Gebremariam began the 2009–10 IAAF cross country season with a win at the opening meeting – the Oeiras International Cross Country, and also took victory at the Cross de Atapuerca, Cross Internacional de Soria and Cross Internacional de Alcobendas meetings. He finished tenth in the senior race at the 2010 IAAF World Cross Country Championships.
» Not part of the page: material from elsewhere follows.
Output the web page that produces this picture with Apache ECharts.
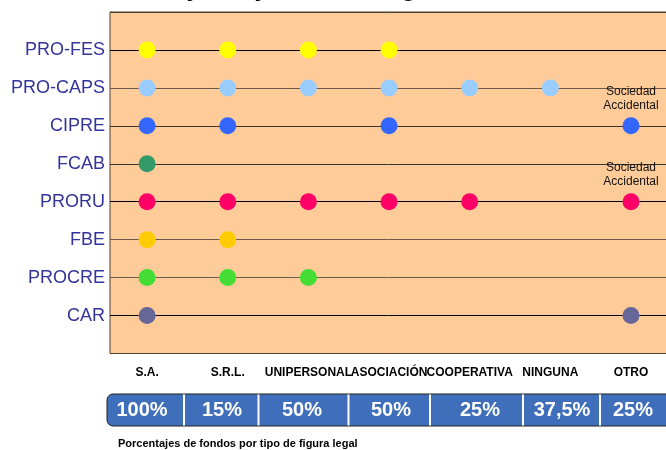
<!DOCTYPE html>
<html>
<head>
<meta charset="utf-8">
<script src="https://cdn.jsdelivr.net/npm/echarts@6/dist/echarts.min.js"></script>
<style>
  html, body { margin: 0; padding: 0; background: #fff; }
  #chart { width: 666px; height: 450px; }
</style>
</head>
<body>
<div id="chart"></div>
<script>
// figuras legales (columnas) y fondos (filas)
const figuras = ['S.A.', 'S.R.L.', 'UNIPERSONAL', 'ASOCIACIÓN', 'COOPERATIVA', 'NINGUNA', 'OTRO']
const fondos = ['PRO-FES', 'PRO-CAPS', 'CIPRE', 'FCAB', 'PRORU', 'FBE', 'PROCRE', 'CAR']

// figuras presentes en cada fondo
const proFes = ['S.A.', 'S.R.L.', 'UNIPERSONAL', 'ASOCIACIÓN']
const proCaps = ['S.A.', 'S.R.L.', 'UNIPERSONAL', 'ASOCIACIÓN', 'COOPERATIVA', 'NINGUNA']
const cipre = ['S.A.', 'S.R.L.', 'ASOCIACIÓN', 'OTRO']
const fcab = ['S.A.']
const proru = ['S.A.', 'S.R.L.', 'UNIPERSONAL', 'ASOCIACIÓN', 'COOPERATIVA', 'OTRO']
const fbe = ['S.A.', 'S.R.L.']
const procre = ['S.A.', 'S.R.L.', 'UNIPERSONAL']
const car = ['S.A.', 'OTRO']

const colores = ['#FFFF00', '#99CCFF', '#3366FF', '#339966', '#FF0066', '#FFCC00', '#44DD33', '#666699']

// fondos con nota "Sociedad Accidental" en OTRO
const notaOtro = ['CIPRE', 'PRORU']

// porcentajes de fondos por tipo de figura legal
const porcentajes = ['100%', '15%', '50%', '50%', '25%', '37,5%', '25%']

const filas = [proFes, proCaps, cipre, fcab, proru, fbe, procre, car]
const font = 'Liberation Sans, Arial, sans-serif'

const series = fondos.map((fondo, i) => ({
  name: fondo,
  type: 'scatter',
  symbolSize: 17,
  itemStyle: { color: colores[i], opacity: 1 },
  label: {
    show: false,
    position: 'top',
    distance: 5,
    formatter: 'Sociedad\nAccidental',
    color: '#111',
    fontSize: 12,
    lineHeight: 14,
    fontFamily: font
  },
  data: filas[i].map(f => ({
    value: [figuras.indexOf(f), i + 1],
    label: { show: f === 'OTRO' && notaOtro.includes(fondo) }
  }))
}))

// barra de porcentajes
const sepX = [184, 258.5, 348.5, 430, 523, 600]
const txtX = [142, 222, 302, 391, 480, 562, 633]
const graphic = [
  {
    type: 'rect',
    shape: { x: 107, y: 394, width: 600, height: 32, r: 6 },
    style: { fill: '#3F6EBA', stroke: '#222', lineWidth: 1 }
  },
  ...sepX.map(x => ({
    type: 'line',
    shape: { x1: x, y1: 394.5, x2: x, y2: 425.5 },
    style: { stroke: '#fff', lineWidth: 2 }
  })),
  ...porcentajes.map((p, i) => ({
    type: 'text',
    x: txtX[i],
    y: 410,
    style: {
      text: p,
      fill: '#fff',
      font: 'bold 20px ' + font,
      align: 'center',
      verticalAlign: 'middle'
    }
  })),
  {
    type: 'text',
    x: 118,
    y: 444,
    style: {
      text: 'Porcentajes de fondos por tipo de figura legal',
      fill: '#000',
      font: 'bold 11px ' + font,
      verticalAlign: 'middle'
    }
  }
]

const chart = echarts.init(document.getElementById('chart'))
chart.setOption({
  animation: false,
  title: {
    text: 'Sujetos jurídicos según fondo',
    left: 150,
    top: -29,
    textStyle: { fontSize: 26, fontWeight: 'bold', color: '#000', fontFamily: font }
  },
  grid: {
    show: true,
    left: 110,
    top: 12,
    width: 596,
    bottom: 96.5,
    outerBoundsMode: 'none',
    containLabel: false,
    backgroundColor: '#FFCC99',
    borderColor: '#4d4033',
    borderWidth: 1
  },
  xAxis: {
    type: 'value',
    min: -0.46,
    max: 6.93,
    axisLine: { show: false },
    axisTick: { show: false },
    splitLine: { show: false },
    axisLabel: {
      customValues: figuras.map((f, i) => i),
      formatter: v => figuras[v] || '',
      color: '#000',
      fontSize: 12,
      fontWeight: 'bold',
      fontFamily: font,
      margin: 13
    }
  },
  yAxis: {
    type: 'value',
    inverse: true,
    min: 0,
    max: 9,
    interval: 1,
    axisLine: { show: false },
    axisTick: { show: false },
    axisLabel: {
      formatter: v => fondos[v - 1] || '',
      color: '#333399',
      fontSize: 18,
      fontFamily: font,
      margin: 5
    },
    splitLine: {
      show: true,
      lineStyle: {
        color: ['#4d4033', '#000', '#6e5a48', '#3a3330', '#333', '#000', '#6e5a48', '#6e5a48', '#000', '#4d4033'],
        width: 1
      }
    }
  },
  series: series,
  graphic: graphic
})
</script>
</body>
</html>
Heading out onto the summer athletics circuit, he ran a course record of 27:42 at the UAE Healthy Kidney 10K in Central Park in May, knocking six seconds off Tadese Tola's record and beating Peter Kamais to the line. He was victorious at the Peachtree Road Race in June, just pipping Peter Kirui at the finish, and then won the Beach to Beacon 10K in August. He scored his second road win of the month at the Falmouth Road Race, beating Wilson Kwambai Chebet just at the finish. Former world junior silver medallist Matthew Kisorio bested him at the Philadelphia Half Marathon, however, as the Ethiopian's time of 1:00:25 was ten seconds short of the victor.

He won the 2010 New York City Marathon on his debut over the distance with a time of 2:08:14. Among his competitors was Haile Gebrselassie, who dropped out mid-race and later announced his retirement. Gebremariam had encouraged his compatriot to stay in the race but the veteran responded "I can't, Gebre, you have to go on". He paid his respects to the world record holder after the race, saying "Haile is a good guy, he is king. I have learned so many things from him".
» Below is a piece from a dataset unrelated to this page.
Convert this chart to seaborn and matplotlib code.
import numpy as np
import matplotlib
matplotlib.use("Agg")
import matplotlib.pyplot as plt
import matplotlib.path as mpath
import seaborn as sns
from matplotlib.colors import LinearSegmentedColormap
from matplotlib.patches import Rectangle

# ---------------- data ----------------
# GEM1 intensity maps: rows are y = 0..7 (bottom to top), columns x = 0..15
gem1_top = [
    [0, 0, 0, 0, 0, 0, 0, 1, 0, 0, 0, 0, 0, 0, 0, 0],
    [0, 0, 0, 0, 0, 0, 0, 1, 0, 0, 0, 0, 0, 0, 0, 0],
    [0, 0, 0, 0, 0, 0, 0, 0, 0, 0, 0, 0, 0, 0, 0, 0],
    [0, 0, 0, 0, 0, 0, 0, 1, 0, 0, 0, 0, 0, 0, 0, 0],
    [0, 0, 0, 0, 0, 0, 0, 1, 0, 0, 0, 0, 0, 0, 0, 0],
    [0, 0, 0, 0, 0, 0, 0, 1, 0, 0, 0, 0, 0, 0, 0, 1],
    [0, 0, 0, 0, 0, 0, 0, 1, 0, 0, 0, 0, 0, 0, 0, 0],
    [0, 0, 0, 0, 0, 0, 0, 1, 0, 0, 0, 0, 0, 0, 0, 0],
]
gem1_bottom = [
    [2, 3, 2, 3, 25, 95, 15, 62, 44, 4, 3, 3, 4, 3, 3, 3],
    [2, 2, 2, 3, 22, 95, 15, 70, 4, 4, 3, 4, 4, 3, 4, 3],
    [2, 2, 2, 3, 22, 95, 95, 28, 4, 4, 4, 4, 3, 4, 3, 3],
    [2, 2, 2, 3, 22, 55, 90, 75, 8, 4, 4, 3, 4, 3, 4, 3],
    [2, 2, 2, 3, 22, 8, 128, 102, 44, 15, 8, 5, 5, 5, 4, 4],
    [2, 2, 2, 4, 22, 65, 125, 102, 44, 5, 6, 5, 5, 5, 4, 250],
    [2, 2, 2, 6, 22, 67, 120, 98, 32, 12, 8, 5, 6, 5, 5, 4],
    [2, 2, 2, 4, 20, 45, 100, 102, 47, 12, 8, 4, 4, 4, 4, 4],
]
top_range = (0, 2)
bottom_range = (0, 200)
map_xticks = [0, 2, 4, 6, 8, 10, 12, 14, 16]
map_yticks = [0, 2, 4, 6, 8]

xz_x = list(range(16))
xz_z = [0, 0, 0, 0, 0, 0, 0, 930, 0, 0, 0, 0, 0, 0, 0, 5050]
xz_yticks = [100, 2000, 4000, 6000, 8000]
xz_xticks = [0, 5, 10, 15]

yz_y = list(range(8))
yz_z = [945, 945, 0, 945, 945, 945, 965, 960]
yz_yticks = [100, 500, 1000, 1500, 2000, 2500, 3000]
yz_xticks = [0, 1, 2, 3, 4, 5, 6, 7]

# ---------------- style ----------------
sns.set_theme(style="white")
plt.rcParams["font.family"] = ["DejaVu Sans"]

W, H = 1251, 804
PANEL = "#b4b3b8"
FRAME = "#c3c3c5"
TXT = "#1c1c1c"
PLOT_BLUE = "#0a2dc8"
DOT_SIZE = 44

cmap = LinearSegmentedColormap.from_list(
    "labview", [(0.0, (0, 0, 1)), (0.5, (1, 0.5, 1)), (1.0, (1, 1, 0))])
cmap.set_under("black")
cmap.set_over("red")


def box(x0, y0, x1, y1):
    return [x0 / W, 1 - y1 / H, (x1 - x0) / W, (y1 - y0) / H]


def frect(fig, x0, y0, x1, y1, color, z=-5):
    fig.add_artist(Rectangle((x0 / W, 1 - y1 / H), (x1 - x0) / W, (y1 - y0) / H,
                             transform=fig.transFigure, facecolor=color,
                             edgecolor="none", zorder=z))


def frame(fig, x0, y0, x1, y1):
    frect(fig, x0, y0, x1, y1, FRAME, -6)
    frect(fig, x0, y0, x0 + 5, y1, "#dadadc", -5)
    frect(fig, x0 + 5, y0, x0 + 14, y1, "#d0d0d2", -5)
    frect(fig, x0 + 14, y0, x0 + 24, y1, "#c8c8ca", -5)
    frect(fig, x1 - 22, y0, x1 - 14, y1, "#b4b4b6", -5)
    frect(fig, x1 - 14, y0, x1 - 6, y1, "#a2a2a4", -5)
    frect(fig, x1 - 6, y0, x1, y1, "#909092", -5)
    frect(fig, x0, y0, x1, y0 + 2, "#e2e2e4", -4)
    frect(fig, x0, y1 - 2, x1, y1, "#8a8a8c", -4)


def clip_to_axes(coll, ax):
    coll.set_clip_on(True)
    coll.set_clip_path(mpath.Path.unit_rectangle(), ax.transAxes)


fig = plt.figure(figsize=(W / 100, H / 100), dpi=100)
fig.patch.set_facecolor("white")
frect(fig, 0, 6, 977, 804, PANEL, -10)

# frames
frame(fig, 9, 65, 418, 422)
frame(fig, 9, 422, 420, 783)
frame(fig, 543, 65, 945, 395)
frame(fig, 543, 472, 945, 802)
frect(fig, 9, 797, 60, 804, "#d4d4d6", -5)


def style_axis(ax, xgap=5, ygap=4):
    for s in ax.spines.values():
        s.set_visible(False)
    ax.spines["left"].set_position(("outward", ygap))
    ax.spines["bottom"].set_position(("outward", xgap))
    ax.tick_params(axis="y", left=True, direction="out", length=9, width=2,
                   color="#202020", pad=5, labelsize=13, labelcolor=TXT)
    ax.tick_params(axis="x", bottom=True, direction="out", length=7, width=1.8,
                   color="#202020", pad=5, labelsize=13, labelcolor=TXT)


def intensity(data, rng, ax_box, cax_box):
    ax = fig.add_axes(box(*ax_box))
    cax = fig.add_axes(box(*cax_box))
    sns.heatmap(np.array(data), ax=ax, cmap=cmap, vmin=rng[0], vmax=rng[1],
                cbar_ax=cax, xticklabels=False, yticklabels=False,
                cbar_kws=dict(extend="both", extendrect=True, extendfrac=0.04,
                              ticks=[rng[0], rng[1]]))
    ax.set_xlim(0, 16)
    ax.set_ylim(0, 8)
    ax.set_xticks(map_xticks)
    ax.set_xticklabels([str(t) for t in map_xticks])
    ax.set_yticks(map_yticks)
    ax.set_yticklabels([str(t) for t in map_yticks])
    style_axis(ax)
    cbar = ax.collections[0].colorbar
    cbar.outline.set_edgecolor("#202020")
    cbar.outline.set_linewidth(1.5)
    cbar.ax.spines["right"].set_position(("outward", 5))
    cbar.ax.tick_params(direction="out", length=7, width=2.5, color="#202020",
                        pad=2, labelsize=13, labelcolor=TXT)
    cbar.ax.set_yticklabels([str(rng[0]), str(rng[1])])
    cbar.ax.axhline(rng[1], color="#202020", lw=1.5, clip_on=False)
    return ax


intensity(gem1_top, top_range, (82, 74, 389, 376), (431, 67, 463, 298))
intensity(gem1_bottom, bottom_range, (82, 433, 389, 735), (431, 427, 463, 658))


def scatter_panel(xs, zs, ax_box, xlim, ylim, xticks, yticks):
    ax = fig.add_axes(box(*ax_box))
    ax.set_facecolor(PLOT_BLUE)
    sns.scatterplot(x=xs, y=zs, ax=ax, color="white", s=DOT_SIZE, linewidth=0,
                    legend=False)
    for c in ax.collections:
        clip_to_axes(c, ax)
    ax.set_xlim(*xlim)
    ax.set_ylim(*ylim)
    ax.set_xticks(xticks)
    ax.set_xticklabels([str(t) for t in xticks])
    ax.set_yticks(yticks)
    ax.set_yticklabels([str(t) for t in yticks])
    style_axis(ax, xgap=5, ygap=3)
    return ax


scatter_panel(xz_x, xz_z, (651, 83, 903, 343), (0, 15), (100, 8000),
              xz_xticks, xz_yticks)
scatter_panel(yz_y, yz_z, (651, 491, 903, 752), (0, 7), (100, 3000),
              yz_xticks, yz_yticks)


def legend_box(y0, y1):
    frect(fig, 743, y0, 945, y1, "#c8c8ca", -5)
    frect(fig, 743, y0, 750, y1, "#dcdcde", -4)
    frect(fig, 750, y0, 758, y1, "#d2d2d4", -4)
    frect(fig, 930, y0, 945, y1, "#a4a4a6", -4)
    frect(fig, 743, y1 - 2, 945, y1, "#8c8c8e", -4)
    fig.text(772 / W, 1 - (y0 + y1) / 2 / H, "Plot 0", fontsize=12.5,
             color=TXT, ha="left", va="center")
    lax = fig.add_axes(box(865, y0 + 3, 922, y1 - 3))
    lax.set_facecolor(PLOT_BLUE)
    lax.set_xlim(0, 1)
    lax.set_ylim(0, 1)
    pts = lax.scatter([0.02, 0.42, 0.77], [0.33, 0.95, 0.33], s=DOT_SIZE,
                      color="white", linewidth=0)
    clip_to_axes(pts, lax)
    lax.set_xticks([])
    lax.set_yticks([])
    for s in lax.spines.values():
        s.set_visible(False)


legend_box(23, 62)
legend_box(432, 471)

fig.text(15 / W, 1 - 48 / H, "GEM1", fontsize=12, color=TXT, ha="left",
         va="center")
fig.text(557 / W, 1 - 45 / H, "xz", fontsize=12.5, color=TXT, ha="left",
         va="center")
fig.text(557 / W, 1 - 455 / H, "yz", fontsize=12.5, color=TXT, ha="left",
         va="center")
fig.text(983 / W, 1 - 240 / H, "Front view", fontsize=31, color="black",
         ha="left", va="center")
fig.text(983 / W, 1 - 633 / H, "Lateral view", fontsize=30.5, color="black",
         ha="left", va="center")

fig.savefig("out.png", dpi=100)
He entered the New York City Half Marathon the following March and was narrowly beaten at the line by Mo Farah. In April 2011, he finished third in the 2011 Boston Marathon with a time of 2:04:53 hours. This was among the fastest ever times for the marathon, but it was recorded on a downhill circuit. He ran at Boston's first B.A.A. 10K race in June and finished second behind Geoffrey Mutai, a finish which he and Mutai repeated at the Giro di Castelbuono a month later. He returned to defend his title at the 2011 New York City Marathon, but was again beaten by Mutai and ended the race in fourth place.

At the 2012 Boston Marathon he faltered in warm temperatures and ended the race in 14th place with a time of 2:22:56 hours. He qualified to represent Ethiopia at the 2012 London Olympics and finished eighth in the Olympic 10,000 metres final. He was runner-up to Mo Farah, the winner of the Olympic race, at the Rock ‘n’ Roll Mardi Gras Half Marathon in February 2013.

==Personal bests==

| Event | Time | Venue | Date |
|---|---|---|---|
| 3000 m | 7:39.48 | New York City, USA | 11 June 2005 |
| 5000 m | 12:52.80 | Rome, Italy | 8 July 2005 |
| 10000 m | 26:52.33 | Hengelo, Netherlands | 26 May 2007 |
| Half marathon | 1:00:25 | Philadelphia, USA | 19 September 2010 |
| Marathon* | 2:04:53 | Boston, USA | 18 April 2011 |
| Marathon | 2:08:00 | New York City, USA | 6 November 2011 |

(*) Downhill and point-to-point course
- All information taken from IAAF profile.

==Personal life==
Gebremariam is the uncle of the professional distance runner, Biniam Mehary. Gebremariam is originally from the Tigray Region. He currently resides in Washington, DC.